--- start DATA SECTION ---

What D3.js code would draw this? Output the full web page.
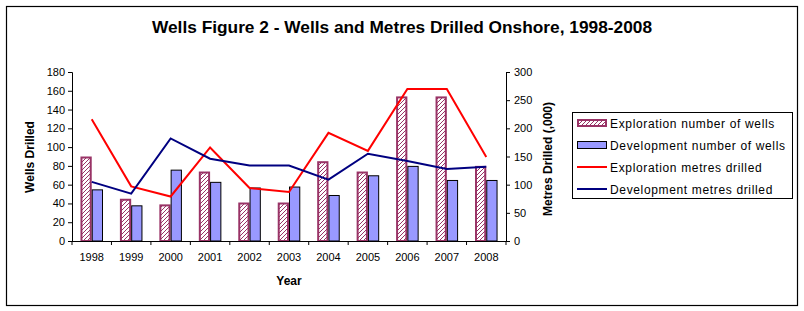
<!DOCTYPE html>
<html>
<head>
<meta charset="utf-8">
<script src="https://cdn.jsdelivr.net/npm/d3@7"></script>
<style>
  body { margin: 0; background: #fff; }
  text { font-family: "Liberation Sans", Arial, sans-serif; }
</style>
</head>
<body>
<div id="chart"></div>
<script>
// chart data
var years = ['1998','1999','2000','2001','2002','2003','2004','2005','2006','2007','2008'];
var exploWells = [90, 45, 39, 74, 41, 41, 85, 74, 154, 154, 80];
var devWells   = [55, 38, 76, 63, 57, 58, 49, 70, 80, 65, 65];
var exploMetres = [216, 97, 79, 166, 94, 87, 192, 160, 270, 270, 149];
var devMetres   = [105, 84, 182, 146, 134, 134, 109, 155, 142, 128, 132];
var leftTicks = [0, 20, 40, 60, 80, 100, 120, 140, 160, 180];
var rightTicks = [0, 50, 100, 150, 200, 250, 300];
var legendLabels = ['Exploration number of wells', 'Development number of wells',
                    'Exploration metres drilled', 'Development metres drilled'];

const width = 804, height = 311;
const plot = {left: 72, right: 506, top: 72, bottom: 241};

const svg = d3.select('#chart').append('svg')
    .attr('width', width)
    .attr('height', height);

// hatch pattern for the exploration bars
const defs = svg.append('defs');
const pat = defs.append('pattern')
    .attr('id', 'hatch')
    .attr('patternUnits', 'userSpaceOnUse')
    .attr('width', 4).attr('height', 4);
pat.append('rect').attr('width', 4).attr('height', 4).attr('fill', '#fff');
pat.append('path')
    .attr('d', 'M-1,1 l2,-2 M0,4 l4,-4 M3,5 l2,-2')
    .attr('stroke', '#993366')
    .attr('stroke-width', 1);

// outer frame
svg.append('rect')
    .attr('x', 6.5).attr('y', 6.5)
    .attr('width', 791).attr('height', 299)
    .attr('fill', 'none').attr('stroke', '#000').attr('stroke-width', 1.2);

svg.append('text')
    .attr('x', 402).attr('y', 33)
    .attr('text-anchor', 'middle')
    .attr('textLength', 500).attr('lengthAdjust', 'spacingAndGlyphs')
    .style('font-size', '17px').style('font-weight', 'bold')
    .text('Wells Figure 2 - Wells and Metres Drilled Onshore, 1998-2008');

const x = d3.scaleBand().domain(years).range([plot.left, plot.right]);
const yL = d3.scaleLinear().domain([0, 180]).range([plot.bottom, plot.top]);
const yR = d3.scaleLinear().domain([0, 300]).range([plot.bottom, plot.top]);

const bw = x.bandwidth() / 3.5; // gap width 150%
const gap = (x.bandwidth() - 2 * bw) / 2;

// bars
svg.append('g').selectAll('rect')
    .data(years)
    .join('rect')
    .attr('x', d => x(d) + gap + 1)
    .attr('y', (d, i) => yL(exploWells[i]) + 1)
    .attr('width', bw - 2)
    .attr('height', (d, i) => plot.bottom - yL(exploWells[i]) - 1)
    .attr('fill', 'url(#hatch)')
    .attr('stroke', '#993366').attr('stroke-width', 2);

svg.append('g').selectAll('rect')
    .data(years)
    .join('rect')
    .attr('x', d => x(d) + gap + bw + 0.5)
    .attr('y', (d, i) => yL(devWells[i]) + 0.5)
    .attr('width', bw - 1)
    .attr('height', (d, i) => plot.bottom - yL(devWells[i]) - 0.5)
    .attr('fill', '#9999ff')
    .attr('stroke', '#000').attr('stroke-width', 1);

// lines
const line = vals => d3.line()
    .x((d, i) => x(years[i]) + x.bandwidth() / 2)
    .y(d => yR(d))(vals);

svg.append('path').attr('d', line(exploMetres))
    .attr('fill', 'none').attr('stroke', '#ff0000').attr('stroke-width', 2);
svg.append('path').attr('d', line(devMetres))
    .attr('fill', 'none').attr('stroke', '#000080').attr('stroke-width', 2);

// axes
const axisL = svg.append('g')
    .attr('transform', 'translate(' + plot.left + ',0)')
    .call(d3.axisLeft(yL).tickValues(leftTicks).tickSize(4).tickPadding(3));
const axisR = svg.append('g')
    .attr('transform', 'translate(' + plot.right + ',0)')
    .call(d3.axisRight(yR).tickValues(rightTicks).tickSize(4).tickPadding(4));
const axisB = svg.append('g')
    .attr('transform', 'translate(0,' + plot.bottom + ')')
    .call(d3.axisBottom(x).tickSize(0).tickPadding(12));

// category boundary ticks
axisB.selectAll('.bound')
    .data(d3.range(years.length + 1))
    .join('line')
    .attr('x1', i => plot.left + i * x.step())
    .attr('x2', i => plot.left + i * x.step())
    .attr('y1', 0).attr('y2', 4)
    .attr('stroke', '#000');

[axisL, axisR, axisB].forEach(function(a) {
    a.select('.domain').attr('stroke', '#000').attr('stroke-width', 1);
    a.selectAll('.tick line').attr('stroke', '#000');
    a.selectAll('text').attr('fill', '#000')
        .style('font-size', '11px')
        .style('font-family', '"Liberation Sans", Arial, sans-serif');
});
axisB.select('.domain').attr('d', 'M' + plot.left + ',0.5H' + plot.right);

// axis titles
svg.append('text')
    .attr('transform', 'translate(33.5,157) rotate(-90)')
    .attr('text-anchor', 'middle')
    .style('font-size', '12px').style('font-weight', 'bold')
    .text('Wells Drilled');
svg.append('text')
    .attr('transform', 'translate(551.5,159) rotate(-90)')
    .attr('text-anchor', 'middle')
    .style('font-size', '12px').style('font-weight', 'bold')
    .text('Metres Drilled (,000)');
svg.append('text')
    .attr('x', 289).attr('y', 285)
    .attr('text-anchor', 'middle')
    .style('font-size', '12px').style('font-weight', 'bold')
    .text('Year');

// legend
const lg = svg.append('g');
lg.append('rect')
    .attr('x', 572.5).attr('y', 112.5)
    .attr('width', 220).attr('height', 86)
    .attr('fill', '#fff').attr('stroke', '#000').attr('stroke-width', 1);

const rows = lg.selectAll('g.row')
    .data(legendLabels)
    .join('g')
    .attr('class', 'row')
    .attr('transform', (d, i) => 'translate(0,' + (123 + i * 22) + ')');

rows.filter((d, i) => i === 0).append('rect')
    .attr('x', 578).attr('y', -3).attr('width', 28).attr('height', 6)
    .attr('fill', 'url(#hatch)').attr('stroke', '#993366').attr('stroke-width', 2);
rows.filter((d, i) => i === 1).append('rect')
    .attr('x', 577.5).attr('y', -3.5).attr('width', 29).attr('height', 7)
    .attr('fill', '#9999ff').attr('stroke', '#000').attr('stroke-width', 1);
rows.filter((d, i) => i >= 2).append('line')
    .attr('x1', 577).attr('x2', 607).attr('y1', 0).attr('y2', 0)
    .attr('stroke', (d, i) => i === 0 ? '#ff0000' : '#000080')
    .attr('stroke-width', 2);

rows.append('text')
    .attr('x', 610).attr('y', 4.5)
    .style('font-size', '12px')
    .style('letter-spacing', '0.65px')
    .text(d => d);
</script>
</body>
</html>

--- end DATA SECTION ---

STATED PROBLEM> Transcribe the preceding listing in its entirety and with exact wording, leaving out pictures.

SOLVED PROBLEM>
What D3.js code would draw this? Output the full web page.
<!DOCTYPE html>
<html>
<head>
<meta charset="utf-8">
<script src="https://cdn.jsdelivr.net/npm/d3@7"></script>
<style>
  body { margin: 0; background: #fff; }
  text { font-family: "Liberation Sans", Arial, sans-serif; }
</style>
</head>
<body>
<div id="chart"></div>
<script>
// chart data
var years = ['1998','1999','2000','2001','2002','2003','2004','2005','2006','2007','2008'];
var exploWells = [90, 45, 39, 74, 41, 41, 85, 74, 154, 154, 80];
var devWells   = [55, 38, 76, 63, 57, 58, 49, 70, 80, 65, 65];
var exploMetres = [216, 97, 79, 166, 94, 87, 192, 160, 270, 270, 149];
var devMetres   = [105, 84, 182, 146, 134, 134, 109, 155, 142, 128, 132];
var leftTicks = [0, 20, 40, 60, 80, 100, 120, 140, 160, 180];
var rightTicks = [0, 50, 100, 150, 200, 250, 300];
var legendLabels = ['Exploration number of wells', 'Development number of wells',
                    'Exploration metres drilled', 'Development metres drilled'];

const width = 804, height = 311;
const plot = {left: 72, right: 506, top: 72, bottom: 241};

const svg = d3.select('#chart').append('svg')
    .attr('width', width)
    .attr('height', height);

// hatch pattern for the exploration bars
const defs = svg.append('defs');
const pat = defs.append('pattern')
    .attr('id', 'hatch')
    .attr('patternUnits', 'userSpaceOnUse')
    .attr('width', 4).attr('height', 4);
pat.append('rect').attr('width', 4).attr('height', 4).attr('fill', '#fff');
pat.append('path')
    .attr('d', 'M-1,1 l2,-2 M0,4 l4,-4 M3,5 l2,-2')
    .attr('stroke', '#993366')
    .attr('stroke-width', 1);

// outer frame
svg.append('rect')
    .attr('x', 6.5).attr('y', 6.5)
    .attr('width', 791).attr('height', 299)
    .attr('fill', 'none').attr('stroke', '#000').attr('stroke-width', 1.2);

svg.append('text')
    .attr('x', 402).attr('y', 33)
    .attr('text-anchor', 'middle')
    .attr('textLength', 500).attr('lengthAdjust', 'spacingAndGlyphs')
    .style('font-size', '17px').style('font-weight', 'bold')
    .text('Wells Figure 2 - Wells and Metres Drilled Onshore, 1998-2008');

const x = d3.scaleBand().domain(years).range([plot.left, plot.right]);
const yL = d3.scaleLinear().domain([0, 180]).range([plot.bottom, plot.top]);
const yR = d3.scaleLinear().domain([0, 300]).range([plot.bottom, plot.top]);

const bw = x.bandwidth() / 3.5; // gap width 150%
const gap = (x.bandwidth() - 2 * bw) / 2;

// bars
svg.append('g').selectAll('rect')
    .data(years)
    .join('rect')
    .attr('x', d => x(d) + gap + 1)
    .attr('y', (d, i) => yL(exploWells[i]) + 1)
    .attr('width', bw - 2)
    .attr('height', (d, i) => plot.bottom - yL(exploWells[i]) - 1)
    .attr('fill', 'url(#hatch)')
    .attr('stroke', '#993366').attr('stroke-width', 2);

svg.append('g').selectAll('rect')
    .data(years)
    .join('rect')
    .attr('x', d => x(d) + gap + bw + 0.5)
    .attr('y', (d, i) => yL(devWells[i]) + 0.5)
    .attr('width', bw - 1)
    .attr('height', (d, i) => plot.bottom - yL(devWells[i]) - 0.5)
    .attr('fill', '#9999ff')
    .attr('stroke', '#000').attr('stroke-width', 1);

// lines
const line = vals => d3.line()
    .x((d, i) => x(years[i]) + x.bandwidth() / 2)
    .y(d => yR(d))(vals);

svg.append('path').attr('d', line(exploMetres))
    .attr('fill', 'none').attr('stroke', '#ff0000').attr('stroke-width', 2);
svg.append('path').attr('d', line(devMetres))
    .attr('fill', 'none').attr('stroke', '#000080').attr('stroke-width', 2);

// axes
const axisL = svg.append('g')
    .attr('transform', 'translate(' + plot.left + ',0)')
    .call(d3.axisLeft(yL).tickValues(leftTicks).tickSize(4).tickPadding(3));
const axisR = svg.append('g')
    .attr('transform', 'translate(' + plot.right + ',0)')
    .call(d3.axisRight(yR).tickValues(rightTicks).tickSize(4).tickPadding(4));
const axisB = svg.append('g')
    .attr('transform', 'translate(0,' + plot.bottom + ')')
    .call(d3.axisBottom(x).tickSize(0).tickPadding(12));

// category boundary ticks
axisB.selectAll('.bound')
    .data(d3.range(years.length + 1))
    .join('line')
    .attr('x1', i => plot.left + i * x.step())
    .attr('x2', i => plot.left + i * x.step())
    .attr('y1', 0).attr('y2', 4)
    .attr('stroke', '#000');

[axisL, axisR, axisB].forEach(function(a) {
    a.select('.domain').attr('stroke', '#000').attr('stroke-width', 1);
    a.selectAll('.tick line').attr('stroke', '#000');
    a.selectAll('text').attr('fill', '#000')
        .style('font-size', '11px')
        .style('font-family', '"Liberation Sans", Arial, sans-serif');
});
axisB.select('.domain').attr('d', 'M' + plot.left + ',0.5H' + plot.right);

// axis titles
svg.append('text')
    .attr('transform', 'translate(33.5,157) rotate(-90)')
    .attr('text-anchor', 'middle')
    .style('font-size', '12px').style('font-weight', 'bold')
    .text('Wells Drilled');
svg.append('text')
    .attr('transform', 'translate(551.5,159) rotate(-90)')
    .attr('text-anchor', 'middle')
    .style('font-size', '12px').style('font-weight', 'bold')
    .text('Metres Drilled (,000)');
svg.append('text')
    .attr('x', 289).attr('y', 285)
    .attr('text-anchor', 'middle')
    .style('font-size', '12px').style('font-weight', 'bold')
    .text('Year');

// legend
const lg = svg.append('g');
lg.append('rect')
    .attr('x', 572.5).attr('y', 112.5)
    .attr('width', 220).attr('height', 86)
    .attr('fill', '#fff').attr('stroke', '#000').attr('stroke-width', 1);

const rows = lg.selectAll('g.row')
    .data(legendLabels)
    .join('g')
    .attr('class', 'row')
    .attr('transform', (d, i) => 'translate(0,' + (123 + i * 22) + ')');

rows.filter((d, i) => i === 0).append('rect')
    .attr('x', 578).attr('y', -3).attr('width', 28).attr('height', 6)
    .attr('fill', 'url(#hatch)').attr('stroke', '#993366').attr('stroke-width', 2);
rows.filter((d, i) => i === 1).append('rect')
    .attr('x', 577.5).attr('y', -3.5).attr('width', 29).attr('height', 7)
    .attr('fill', '#9999ff').attr('stroke', '#000').attr('stroke-width', 1);
rows.filter((d, i) => i >= 2).append('line')
    .attr('x1', 577).attr('x2', 607).attr('y1', 0).attr('y2', 0)
    .attr('stroke', (d, i) => i === 0 ? '#ff0000' : '#000080')
    .attr('stroke-width', 2);

rows.append('text')
    .attr('x', 610).attr('y', 4.5)
    .style('font-size', '12px')
    .style('letter-spacing', '0.65px')
    .text(d => d);
</script>
</body>
</html>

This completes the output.